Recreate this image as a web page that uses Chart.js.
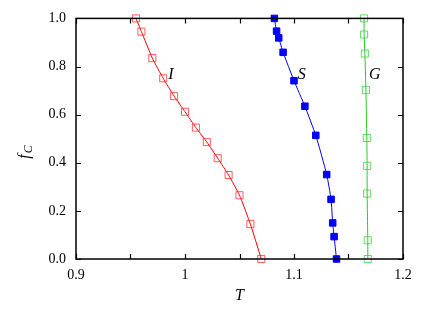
<!DOCTYPE html>
<html>
<head>
<meta charset="utf-8">
<script src="https://cdn.jsdelivr.net/npm/chart.js@4.4.0/dist/chart.umd.min.js"></script>
<style>
  html, body { margin: 0; padding: 0; background: #fff; }
  #wrap { width: 436px; height: 309px; }
</style>
</head>
<body>
<div id="wrap"><canvas id="chart" width="436" height="309"></canvas></div>
<script>
// Curve I (open red squares)
const tI = [0.955, 0.960, 0.970, 0.980, 0.990, 1.000, 1.010, 1.020, 1.030, 1.040, 1.050, 1.060, 1.070];
const fI = [1.000, 0.945, 0.835, 0.751, 0.677, 0.612, 0.546, 0.486, 0.419, 0.349, 0.265, 0.145, 0.000];

// Curve S (filled blue squares)
const tS = [1.082, 1.084, 1.086, 1.090, 1.100, 1.110, 1.120, 1.130, 1.134, 1.1355, 1.1368, 1.139];
const fS = [1.000, 0.947, 0.919, 0.859, 0.741, 0.635, 0.514, 0.351, 0.248, 0.150, 0.093, 0.000];

// Curve G (open green squares)
const tG = [1.1643, 1.1643, 1.165, 1.166, 1.1668, 1.1671, 1.1671, 1.1677, 1.1677];
const fG = [1.000, 0.933, 0.854, 0.702, 0.503, 0.387, 0.272, 0.078, 0.000];

// curve labels
const curveLabels = ["I", "S", "G"];
const labelT = [0.987, 1.107, 1.174];
const labelF = [0.765, 0.765, 0.765];

const xTicks = [0.9, 1.0, 1.1, 1.2];
const yTicks = [0.0, 0.2, 0.4, 0.6, 0.8, 1.0];

const toPoints = (xs, ys) => xs.map((x, i) => ({ x: x, y: ys[i] }));

const serif = "'Liberation Serif', 'DejaVu Serif', serif";

// inward ticks on all four sides, full frame, curve labels and y title
const framePlugin = {
  id: "frame",
  afterDraw(chart) {
    const { ctx, chartArea: a, scales } = chart;
    const xs = scales.x, ys = scales.y;
    ctx.save();
    ctx.strokeStyle = "#000";
    ctx.lineWidth = 1.2;
    const len = 5;
    xs.ticks.forEach((t) => {
      const px = Math.round(xs.getPixelForValue(t.value)) + 0.5;
      ctx.beginPath();
      ctx.moveTo(px, a.bottom); ctx.lineTo(px, a.bottom - len);
      ctx.moveTo(px, a.top); ctx.lineTo(px, a.top + len);
      ctx.stroke();
    });
    ys.ticks.forEach((t) => {
      const py = Math.round(ys.getPixelForValue(t.value)) + 0.5;
      ctx.beginPath();
      ctx.moveTo(a.left, py); ctx.lineTo(a.left + len, py);
      ctx.moveTo(a.right, py); ctx.lineTo(a.right - len, py);
      ctx.stroke();
    });
    ctx.lineWidth = 1.5;
    ctx.strokeRect(a.left, a.top, a.right - a.left, a.bottom - a.top);

    // curve labels
    ctx.fillStyle = "#000";
    ctx.font = "italic 16px " + serif;
    ctx.textAlign = "center";
    ctx.textBaseline = "middle";
    curveLabels.forEach((s, i) => {
      ctx.fillText(s, xs.getPixelForValue(labelT[i]), ys.getPixelForValue(labelF[i]));
    });

    // y axis title f_C
    ctx.translate(24, (a.top + a.bottom) / 2 + 20);
    ctx.rotate(-Math.PI / 2);
    ctx.textAlign = "left";
    ctx.textBaseline = "alphabetic";
    ctx.font = "italic 16px " + serif;
    ctx.fillText("f", 0, 5);
    const w = ctx.measureText("f").width;
    ctx.font = "italic 12px " + serif;
    ctx.fillText("C", w + 1, 8);
    ctx.restore();
  }
};

const sharedLine = {
  showLine: true,
  clip: false,
  borderWidth: 1,
  pointStyle: "rect",
  pointRadius: 5,
  pointHoverRadius: 5,
  pointBorderWidth: 1,
  tension: 0.15
};

new Chart(document.getElementById("chart"), {
  type: "scatter",
  data: {
    datasets: [
      Object.assign({}, sharedLine, {
        label: "I",
        data: toPoints(tI, fI),
        borderColor: "#ff0000",
        pointBorderColor: "rgba(255,40,40,0.75)",
        pointBackgroundColor: "rgba(255,255,255,0)"
      }),
      Object.assign({}, sharedLine, {
        label: "S",
        data: toPoints(tS, fS),
        borderColor: "#0000ff",
        pointBorderColor: "#0000ff",
        pointBackgroundColor: "#0000ff",
        pointRadius: 4.6
      }),
      Object.assign({}, sharedLine, {
        label: "G",
        data: toPoints(tG, fG),
        borderColor: "#22cc22",
        pointBorderColor: "rgba(60,210,60,0.8)",
        pointBackgroundColor: "rgba(255,255,255,0)"
      })
    ]
  },
  options: {
    responsive: false,
    animation: false,
    layout: { padding: { left: 0, right: 33, top: 16, bottom: 0 } },
    plugins: {
      legend: { display: false },
      tooltip: { enabled: false }
    },
    scales: {
      x: {
        type: "linear",
        min: 0.9,
        max: 1.2,
        afterFit: (s) => { s.height = 50; },
        ticks: {
          stepSize: 0.05,
          autoSkip: false,
          maxRotation: 0,
          padding: 8,
          color: "#000",
          font: { family: serif, size: 14 },
          callback: (v) => {
            const hit = xTicks.find((t) => Math.abs(t - v) < 1e-6);
            if (hit === undefined) return "";
            return hit === 1 ? "1" : hit.toFixed(1);
          }
        },
        grid: { display: false, drawTicks: false },
        border: { display: false },
        title: {
          display: true,
          text: "T",
          color: "#000",
          padding: { top: 6 },
          font: { family: serif, size: 16, style: "italic" }
        }
      },
      y: {
        type: "linear",
        min: 0,
        max: 1,
        afterFit: (s) => { s.width = 76; },
        ticks: {
          stepSize: 0.2,
          padding: 10,
          color: "#000",
          font: { family: serif, size: 14 },
          callback: (v) => {
            const hit = yTicks.find((t) => Math.abs(t - v) < 1e-6);
            return hit === undefined ? "" : hit.toFixed(1);
          }
        },
        grid: { display: false, drawTicks: false },
        border: { display: false }
      }
    }
  },
  plugins: [framePlugin]
});
</script>
</body>
</html>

#####

Write the lines above out again exactly, without any of their pictures.

■ Task result
Recreate this image as a web page that uses Chart.js.
<!DOCTYPE html>
<html>
<head>
<meta charset="utf-8">
<script src="https://cdn.jsdelivr.net/npm/chart.js@4.4.0/dist/chart.umd.min.js"></script>
<style>
  html, body { margin: 0; padding: 0; background: #fff; }
  #wrap { width: 436px; height: 309px; }
</style>
</head>
<body>
<div id="wrap"><canvas id="chart" width="436" height="309"></canvas></div>
<script>
// Curve I (open red squares)
const tI = [0.955, 0.960, 0.970, 0.980, 0.990, 1.000, 1.010, 1.020, 1.030, 1.040, 1.050, 1.060, 1.070];
const fI = [1.000, 0.945, 0.835, 0.751, 0.677, 0.612, 0.546, 0.486, 0.419, 0.349, 0.265, 0.145, 0.000];

// Curve S (filled blue squares)
const tS = [1.082, 1.084, 1.086, 1.090, 1.100, 1.110, 1.120, 1.130, 1.134, 1.1355, 1.1368, 1.139];
const fS = [1.000, 0.947, 0.919, 0.859, 0.741, 0.635, 0.514, 0.351, 0.248, 0.150, 0.093, 0.000];

// Curve G (open green squares)
const tG = [1.1643, 1.1643, 1.165, 1.166, 1.1668, 1.1671, 1.1671, 1.1677, 1.1677];
const fG = [1.000, 0.933, 0.854, 0.702, 0.503, 0.387, 0.272, 0.078, 0.000];

// curve labels
const curveLabels = ["I", "S", "G"];
const labelT = [0.987, 1.107, 1.174];
const labelF = [0.765, 0.765, 0.765];

const xTicks = [0.9, 1.0, 1.1, 1.2];
const yTicks = [0.0, 0.2, 0.4, 0.6, 0.8, 1.0];

const toPoints = (xs, ys) => xs.map((x, i) => ({ x: x, y: ys[i] }));

const serif = "'Liberation Serif', 'DejaVu Serif', serif";

// inward ticks on all four sides, full frame, curve labels and y title
const framePlugin = {
  id: "frame",
  afterDraw(chart) {
    const { ctx, chartArea: a, scales } = chart;
    const xs = scales.x, ys = scales.y;
    ctx.save();
    ctx.strokeStyle = "#000";
    ctx.lineWidth = 1.2;
    const len = 5;
    xs.ticks.forEach((t) => {
      const px = Math.round(xs.getPixelForValue(t.value)) + 0.5;
      ctx.beginPath();
      ctx.moveTo(px, a.bottom); ctx.lineTo(px, a.bottom - len);
      ctx.moveTo(px, a.top); ctx.lineTo(px, a.top + len);
      ctx.stroke();
    });
    ys.ticks.forEach((t) => {
      const py = Math.round(ys.getPixelForValue(t.value)) + 0.5;
      ctx.beginPath();
      ctx.moveTo(a.left, py); ctx.lineTo(a.left + len, py);
      ctx.moveTo(a.right, py); ctx.lineTo(a.right - len, py);
      ctx.stroke();
    });
    ctx.lineWidth = 1.5;
    ctx.strokeRect(a.left, a.top, a.right - a.left, a.bottom - a.top);

    // curve labels
    ctx.fillStyle = "#000";
    ctx.font = "italic 16px " + serif;
    ctx.textAlign = "center";
    ctx.textBaseline = "middle";
    curveLabels.forEach((s, i) => {
      ctx.fillText(s, xs.getPixelForValue(labelT[i]), ys.getPixelForValue(labelF[i]));
    });

    // y axis title f_C
    ctx.translate(24, (a.top + a.bottom) / 2 + 20);
    ctx.rotate(-Math.PI / 2);
    ctx.textAlign = "left";
    ctx.textBaseline = "alphabetic";
    ctx.font = "italic 16px " + serif;
    ctx.fillText("f", 0, 5);
    const w = ctx.measureText("f").width;
    ctx.font = "italic 12px " + serif;
    ctx.fillText("C", w + 1, 8);
    ctx.restore();
  }
};

const sharedLine = {
  showLine: true,
  clip: false,
  borderWidth: 1,
  pointStyle: "rect",
  pointRadius: 5,
  pointHoverRadius: 5,
  pointBorderWidth: 1,
  tension: 0.15
};

new Chart(document.getElementById("chart"), {
  type: "scatter",
  data: {
    datasets: [
      Object.assign({}, sharedLine, {
        label: "I",
        data: toPoints(tI, fI),
        borderColor: "#ff0000",
        pointBorderColor: "rgba(255,40,40,0.75)",
        pointBackgroundColor: "rgba(255,255,255,0)"
      }),
      Object.assign({}, sharedLine, {
        label: "S",
        data: toPoints(tS, fS),
        borderColor: "#0000ff",
        pointBorderColor: "#0000ff",
        pointBackgroundColor: "#0000ff",
        pointRadius: 4.6
      }),
      Object.assign({}, sharedLine, {
        label: "G",
        data: toPoints(tG, fG),
        borderColor: "#22cc22",
        pointBorderColor: "rgba(60,210,60,0.8)",
        pointBackgroundColor: "rgba(255,255,255,0)"
      })
    ]
  },
  options: {
    responsive: false,
    animation: false,
    layout: { padding: { left: 0, right: 33, top: 16, bottom: 0 } },
    plugins: {
      legend: { display: false },
      tooltip: { enabled: false }
    },
    scales: {
      x: {
        type: "linear",
        min: 0.9,
        max: 1.2,
        afterFit: (s) => { s.height = 50; },
        ticks: {
          stepSize: 0.05,
          autoSkip: false,
          maxRotation: 0,
          padding: 8,
          color: "#000",
          font: { family: serif, size: 14 },
          callback: (v) => {
            const hit = xTicks.find((t) => Math.abs(t - v) < 1e-6);
            if (hit === undefined) return "";
            return hit === 1 ? "1" : hit.toFixed(1);
          }
        },
        grid: { display: false, drawTicks: false },
        border: { display: false },
        title: {
          display: true,
          text: "T",
          color: "#000",
          padding: { top: 6 },
          font: { family: serif, size: 16, style: "italic" }
        }
      },
      y: {
        type: "linear",
        min: 0,
        max: 1,
        afterFit: (s) => { s.width = 76; },
        ticks: {
          stepSize: 0.2,
          padding: 10,
          color: "#000",
          font: { family: serif, size: 14 },
          callback: (v) => {
            const hit = yTicks.find((t) => Math.abs(t - v) < 1e-6);
            return hit === undefined ? "" : hit.toFixed(1);
          }
        },
        grid: { display: false, drawTicks: false },
        border: { display: false }
      }
    }
  },
  plugins: [framePlugin]
});
</script>
</body>
</html>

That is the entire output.